*Problem description*: Without the pictures, output the lines of the material from the very first through the one that holds "Serif', 'Times New".

*Data block*:
## BEGIN

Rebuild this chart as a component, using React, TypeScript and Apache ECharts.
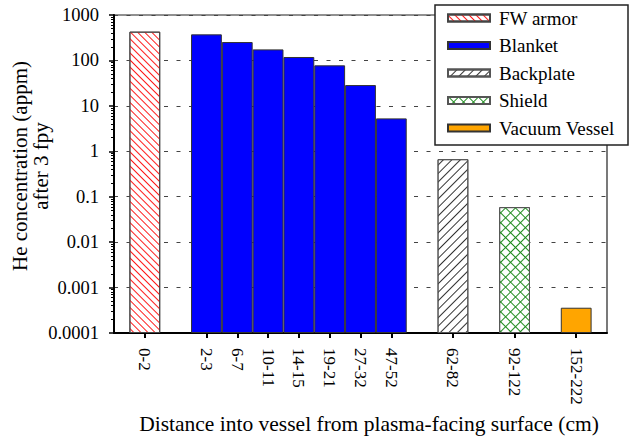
import React, { useEffect, useRef } from "react";
import * as echarts from "echarts";

// Category slots along the x axis (empty strings are spacer slots)
const categories = ["", "0-2", "", "2-3", "6-7", "10-11", "14-15", "19-21", "27-32", "47-52", "", "62-82", "", "92-122", "", "152-222", ""];

const fwArmorCats = ["0-2"];
const fwArmorValues = [430];

const blanketCats = ["2-3", "6-7", "10-11", "14-15", "19-21", "27-32", "47-52"];
const blanketValues = [375, 254, 175, 119, 78, 28.7, 5.3];

const backplateCats = ["62-82"];
const backplateValues = [0.67];

const shieldCats = ["92-122"];
const shieldValues = [0.059];

const vesselCats = ["152-222"];
const vesselValues = [0.00036];

const yTickValues = [0.0001, 0.001, 0.01, 0.1, 1, 10, 100, 1000];
const yTickLabels = ["0.0001", "0.001", "0.01", "0.1", "1", "10", "100", "1000"];

const FONT = "'Liberation Serif', 'Times New Roman', serif";

function toData(cats: string[], vals: number[]) {
  return categories.map((c) => {
    const i = c === "" ? -1 : cats.indexOf(c);
    return i >= 0 ? vals[i] : "-";
  });
}

export default function App() {
  const ref = useRef<HTMLDivElement>(null);
  useEffect(() => {
    if (!ref.current) return;
    const chart = echarts.init(ref.current, null, { renderer: "svg" });
    const barBase = {
      type: "bar",
      barWidth: "100%",
      barGap: "-100%",
      xAxisIndex: 0,
      yAxisIndex: 0,
    };
    const option: any = {
      animation: false,
      backgroundColor: "#ffffff",
      textStyle: { fontFamily: FONT, color: "#000" },
      grid: {
        left: 114,
        right: 26,
        top: 15,
        bottom: 110,
        show: true,
        borderColor: "#222",
        borderWidth: 1.2,
        containLabel: false,
        outerBoundsMode: "none",
      },
      graphic: [
        {
          type: "rect",
          z: 3,
          shape: { x: 435, y: 5, width: 193, height: 140 },
          style: { fill: "#ffffff", stroke: "#222", lineWidth: 1.5 },
        },
      ],
      legend: {
        orient: "vertical",
        left: 435,
        top: 6,
        padding: [2, 12, 2, 12],
        itemWidth: 42,
        itemHeight: 7,
        itemGap: 7.5,
        borderWidth: 0,
        z: 10,
        icon: "rect",
        textStyle: { fontFamily: FONT, fontSize: 19, color: "#000", lineHeight: 20, padding: [0, 0, 0, 4] },
        data: ["FW armor", "Blanket", "Backplate", "Shield", "Vacuum Vessel"],
      },
      xAxis: {
        type: "category",
        data: categories,
        boundaryGap: false,
        name: "Distance into vessel from plasma-facing surface (cm)",
        nameLocation: "middle",
        nameGap: 80,
        nameMoveOverlap: false,
        nameTextStyle: { fontFamily: FONT, fontSize: 21.5, color: "#000", padding: [0, 0, 0, 17] },
        axisLine: { show: true, lineStyle: { color: "#000", width: 2 } },
        axisTick: {
          show: true,
          length: 5,
          lineStyle: { color: "#000", width: 2 },
          interval: (_i: number, v: string) => v !== "",
        },
        axisLabel: {
          interval: 0,
          rotate: -90,
          margin: 15,
          fontFamily: FONT,
          fontSize: 17,
          color: "#000",
        },
        splitLine: { show: false },
      },
      yAxis: {
        type: "log",
        logBase: 10,
        min: 0.0001,
        max: 1000,
        startValue: 0.0001,
        name: "He concentration (appm)\nafter 3 fpy",
        nameLocation: "middle",
        nameRotate: 90,
        nameGap: 63,
        nameMoveOverlap: false,
        nameTextStyle: { fontFamily: FONT, fontSize: 21, color: "#000", lineHeight: 21, padding: [0, 0, 0, 16] },
        axisLine: { show: true, lineStyle: { color: "#000", width: 2 } },
        axisTick: { show: true, length: 5, lineStyle: { color: "#000", width: 1.5 } },
        minorTick: { show: true, splitNumber: 9, length: 3, lineStyle: { color: "#000", width: 1 } },
        axisLabel: {
          margin: 15,
          fontFamily: FONT,
          fontSize: 18.5,
          color: "#000",
          formatter: (v: number) => {
            const e = Math.round(Math.log10(v));
            const i = yTickValues.findIndex((t) => Math.round(Math.log10(t)) === e);
            return i >= 0 ? yTickLabels[i] : "";
          },
        },
        splitLine: { show: true, lineStyle: { color: "#444", width: 1, type: [4, 8.5] } },
      },
      series: [
        {
          ...barBase,
          name: "FW armor",
          data: toData(fwArmorCats, fwArmorValues),
          itemStyle: {
            color: "#ffffff",
            borderColor: "#444",
            borderWidth: 1,
            decal: {
              symbol: "rect",
              symbolSize: 1,
              dashArrayX: [1, 0],
              dashArrayY: [1, 4],
              rotation: Math.PI / 4,
              color: "#ff1a1a",
            },
          },
        },
        {
          ...barBase,
          name: "Blanket",
          data: toData(blanketCats, blanketValues),
          itemStyle: { color: "#0000ff", borderColor: "#333", borderWidth: 1 },
        },
        {
          ...barBase,
          name: "Backplate",
          data: toData(backplateCats, backplateValues),
          itemStyle: {
            color: "#ffffff",
            borderColor: "#555",
            borderWidth: 1,
            decal: {
              symbol: "rect",
              symbolSize: 1,
              dashArrayX: [1, 0],
              dashArrayY: [1, 5],
              rotation: -Math.PI / 4,
              color: "#333",
            },
          },
        },
        {
          ...barBase,
          name: "Shield",
          data: toData(shieldCats, shieldValues),
          itemStyle: {
            color: "#ffffff",
            borderColor: "#555",
            borderWidth: 1,
            decal: {
              symbol: "rect",
              symbolSize: 1,
              dashArrayX: [[1, 0], [1, 6], [1, 6], [1, 6], [1, 6], [1, 6], [1, 6]],
              dashArrayY: [1, 0],
              rotation: Math.PI / 4,
              color: "#1e8c1e",
            },
          },
        },
        {
          ...barBase,
          name: "Vacuum Vessel",
          data: toData(vesselCats, vesselValues),
          itemStyle: { color: "#ffa500", borderColor: "#333", borderWidth: 1 },
        },
      ],
    };
    chart.setOption(option);
    return () => chart.dispose();
  }, []);
  return (
    <div
      ref={ref}
      style={{ position: "absolute", left: 0, top: 0, width: 633, height: 443, background: "#fff" }}
    />
  );
}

## END

*Solution for this exercise*:
Rebuild this chart as a component, using React, TypeScript and Apache ECharts.
import React, { useEffect, useRef } from "react";
import * as echarts from "echarts";

// Category slots along the x axis (empty strings are spacer slots)
const categories = ["", "0-2", "", "2-3", "6-7", "10-11", "14-15", "19-21", "27-32", "47-52", "", "62-82", "", "92-122", "", "152-222", ""];

const fwArmorCats = ["0-2"];
const fwArmorValues = [430];

const blanketCats = ["2-3", "6-7", "10-11", "14-15", "19-21", "27-32", "47-52"];
const blanketValues = [375, 254, 175, 119, 78, 28.7, 5.3];

const backplateCats = ["62-82"];
const backplateValues = [0.67];

const shieldCats = ["92-122"];
const shieldValues = [0.059];

const vesselCats = ["152-222"];
const vesselValues = [0.00036];

const yTickValues = [0.0001, 0.001, 0.01, 0.1, 1, 10, 100, 1000];
const yTickLabels = ["0.0001", "0.001", "0.01", "0.1", "1", "10", "100", "1000"];

const FONT = "'Liberation Serif', 'Times New Roman', serif";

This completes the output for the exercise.